## Information shown
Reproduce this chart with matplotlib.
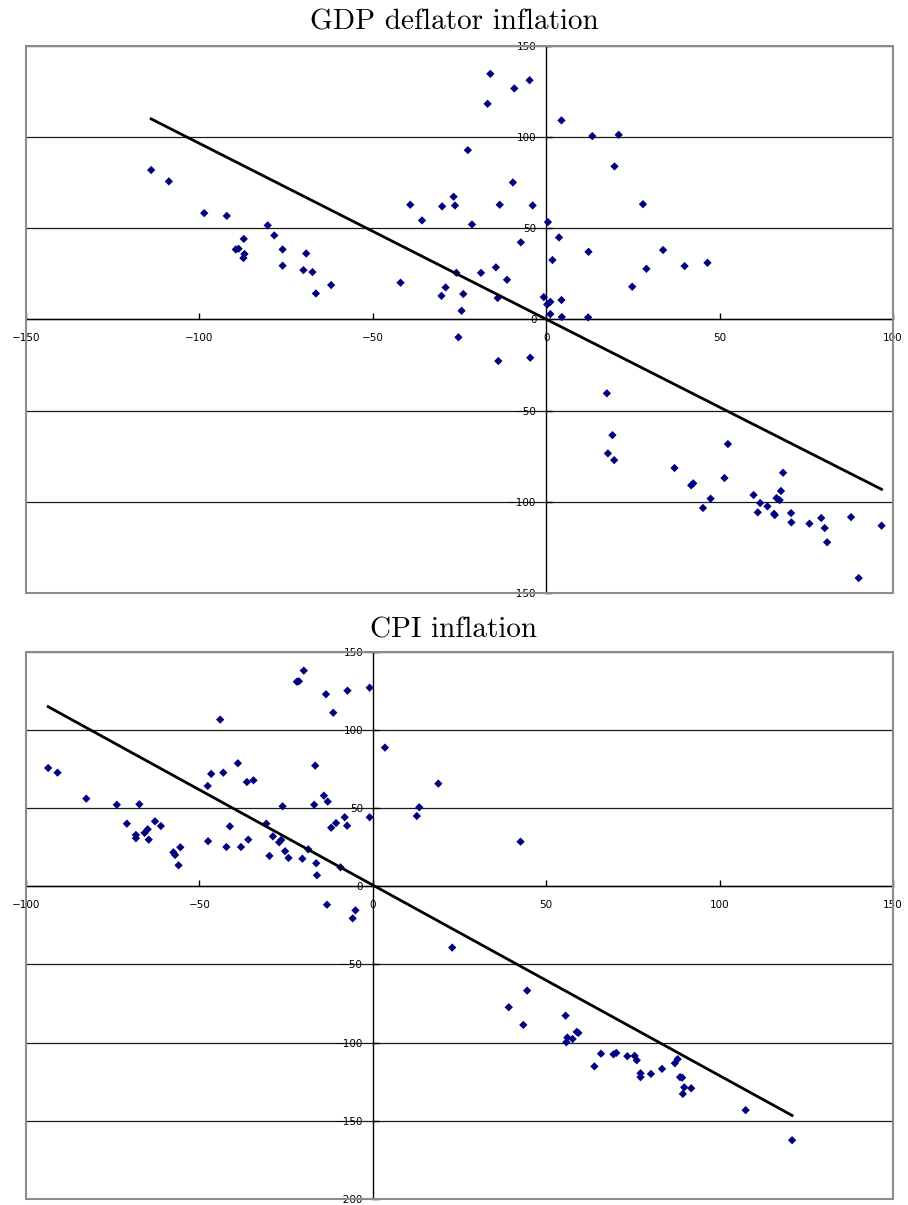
import numpy as np
import matplotlib
matplotlib.use('Agg')
import matplotlib.pyplot as plt
from matplotlib.patches import Rectangle

# GDP deflator inflation: (x, y) points
gdp_x = [-113.9, -108.8, -98.6, -92.1, -80.3, -78.4, -87.2, -89.5, -88.7, -87.0,
         -87.3, -76.0, -76.0, -70.0, -69.2, -67.4, -66.4, -62.0, -42.0, -39.2,
         -35.8, -30.2, -29.0, -30.0, -26.7, -26.3, -25.9, -23.9, -24.4, -25.3,
         -22.6, -21.4, -18.8, -16.9, -16.1, -14.5, -14.0, -13.4, -13.8, -11.3,
         -9.6, -9.2, -7.3, -4.8, -3.9, -4.6, -0.7, 0.5, 0.3, 1.2,
         1.8, 1.2, 3.7, 4.4, 4.4, 4.5, 12.1, 12.2, 13.3, 20.9,
         19.7, 27.9, 33.7, 28.9, 39.9, 46.5, 24.8, 17.5, 19.1, 17.8,
         19.6, 37.0, 52.4, 41.8, 42.4, 45.2, 47.4, 51.4, 59.8, 61.0,
         61.7, 63.8, 65.7, 65.9, 66.4, 67.3, 67.7, 68.3, 70.6, 70.7,
         75.9, 79.3, 80.3, 81.0, 87.9, 90.1, 96.7]
gdp_y = [81.8, 75.6, 58.2, 56.7, 51.5, 46.0, 44.1, 38.3, 38.7, 35.8,
         33.6, 38.3, 29.4, 27.0, 36.1, 25.9, 14.2, 18.8, 20.1, 62.8,
         54.2, 12.9, 17.5, 61.9, 67.2, 62.4, 25.5, 13.9, 4.7, -9.8,
         92.7, 52.0, 25.5, 118.1, 134.5, 28.5, 11.7, 62.8, -22.8, 21.7,
         75.0, 126.5, 42.2, 131.0, 62.4, -21.0, 12.2, 53.3, 8.2, 9.6,
         32.5, 2.9, 44.9, 109.0, 10.6, 1.3, 1.1, 37.0, 100.4, 101.1,
         83.8, 63.1, 38.0, 27.7, 29.2, 31.0, 17.9, -40.5, -63.4, -73.4,
         -77.1, -81.4, -68.3, -90.9, -89.8, -103.3, -98.2, -86.9, -96.2, -105.7,
         -100.6, -102.4, -106.5, -107.2, -97.9, -99.0, -94.0, -84.0, -106.1, -111.2,
         -111.9, -108.8, -114.3, -122.1, -108.3, -141.7, -113.0]

# CPI inflation: (x, y) points
cpi_x = [-93.6, -90.9, -82.6, -73.8, -67.3, -70.9, -68.3, -68.3, -65.8, -64.9,
         -64.6, -62.8, -61.1, -57.5, -57.0, -55.5, -56.0, -47.6, -46.6, -44.0,
         -43.1, -47.5, -41.2, -42.2, -38.9, -36.3, -34.4, -38.0, -35.9, -30.7,
         -26.0, -29.8, -28.8, -27.0, -26.4, -25.3, -24.3, -21.9, -21.3, -19.9,
         -13.5, -11.4, -7.3, -0.9, 3.5, 18.9, 13.4, 12.7, -0.9, -16.6,
         -14.1, -13.0, -16.9, -8.1, -7.4, -10.6, -12.0, -18.6, -16.3, -16.1,
         -9.3, -20.3, -13.2, -5.0, -5.8, 42.6, 22.9, 39.2, 44.5, 43.4,
         55.6, 55.8, 56.1, 57.6, 58.8, 59.3, 63.9, 65.8, 69.4, 70.2,
         73.4, 75.5, 76.1, 77.2, 77.2, 80.2, 83.4, 87.1, 87.9, 88.6,
         89.2, 89.8, 89.4, 91.8, 107.5, 120.9]
cpi_y = [75.6, 72.6, 56.0, 52.1, 52.4, 40.0, 32.8, 30.7, 34.1, 36.4,
         29.8, 41.5, 38.5, 21.7, 20.0, 24.9, 13.4, 64.1, 71.8, 106.5,
         72.6, 28.8, 38.3, 25.1, 78.6, 66.6, 67.7, 25.1, 29.8, 40.0,
         51.1, 19.4, 31.9, 28.1, 29.6, 22.4, 18.1, 130.7, 131.0, 137.8,
         122.7, 110.9, 125.0, 126.9, 88.6, 65.6, 50.5, 44.9, 44.1, 77.1,
         57.9, 54.1, 52.1, 44.1, 38.7, 40.4, 37.4, 23.6, 14.7, 7.0,
         12.1, 17.6, -11.8, -15.4, -20.5, 28.5, -39.2, -77.3, -66.7, -88.6,
         -82.7, -99.7, -96.7, -97.6, -93.1, -93.7, -115.1, -107.0, -107.4, -106.5,
         -108.6, -108.4, -111.2, -119.5, -122.0, -119.9, -116.7, -113.1, -110.5, -122.0,
         -122.3, -128.5, -132.7, -129.1, -143.1, -162.3]

gdp_xticks = [-150, -100, -50, 0, 50, 100]
gdp_yticks = [-150, -100, -50, 0, 50, 100, 150]
cpi_xticks = [-100, -50, 0, 50, 100, 150]
cpi_yticks = [-200, -150, -100, -50, 0, 50, 100, 150]


def scatter_panel(ax, x, y, xticks, yticks):
    x = np.array(x)
    y = np.array(y)
    ax.set_xlim(xticks[0], xticks[-1])
    ax.set_ylim(yticks[0], yticks[-1])
    ax.set_xticks(xticks)
    ax.set_yticks(yticks)

    # axes cross at the origin
    for side in ['left', 'bottom']:
        ax.spines[side].set_position(('data', 0))
        ax.spines[side].set_color('black')
        ax.spines[side].set_linewidth(1.0)
    for side in ['top', 'right']:
        ax.spines[side].set_visible(False)
    ax.add_patch(Rectangle((0, 0), 1, 1, transform=ax.transAxes, fill=False,
                           edgecolor='#8c8c8c', linewidth=1.5, clip_on=False, zorder=5))

    ax.yaxis.grid(True, color='#1a1a1a', linewidth=0.9)
    ax.set_axisbelow(True)
    ax.tick_params(direction='in', length=4, width=1, labelsize=7.5, colors='black')
    ax.tick_params(axis='x', pad=10)
    ax.tick_params(axis='y', pad=7)

    ax.scatter(x, y, marker='D', s=18, color='#000080', edgecolors='none', zorder=3)

    # linear trend line over the data range
    b, a = np.polyfit(x, y, 1)
    xs = np.array([x.min(), x.max()])
    ax.plot(xs, a + b * xs, color='black', linewidth=2, zorder=4)


fig = plt.figure(figsize=(9.08, 12.05), dpi=100)

ax1 = fig.add_axes([0.0286, 0.5077, 0.9549, 0.4545])
scatter_panel(ax1, gdp_x, gdp_y, gdp_xticks, gdp_yticks)
fig.text(0.5, 0.9815, 'GDP deflator inflation', ha='center', va='center',
         fontsize=21, family='cmr10')

ax2 = fig.add_axes([0.0286, 0.0048, 0.9549, 0.4545])
scatter_panel(ax2, cpi_x, cpi_y, cpi_xticks, cpi_yticks)
fig.text(0.5, 0.4772, 'CPI inflation', ha='center', va='center',
         fontsize=21, family='cmr10')

fig.savefig('out.png', dpi=100)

## Stated goal
Quote, exactly and only, the lines from the first line of the data above through the line containing "from matplotlib.patches import Rectangle". The pictures do not belong in it.

## Solution to the exercise
Reproduce this chart with matplotlib.
import numpy as np
import matplotlib
matplotlib.use('Agg')
import matplotlib.pyplot as plt
from matplotlib.patches import Rectangle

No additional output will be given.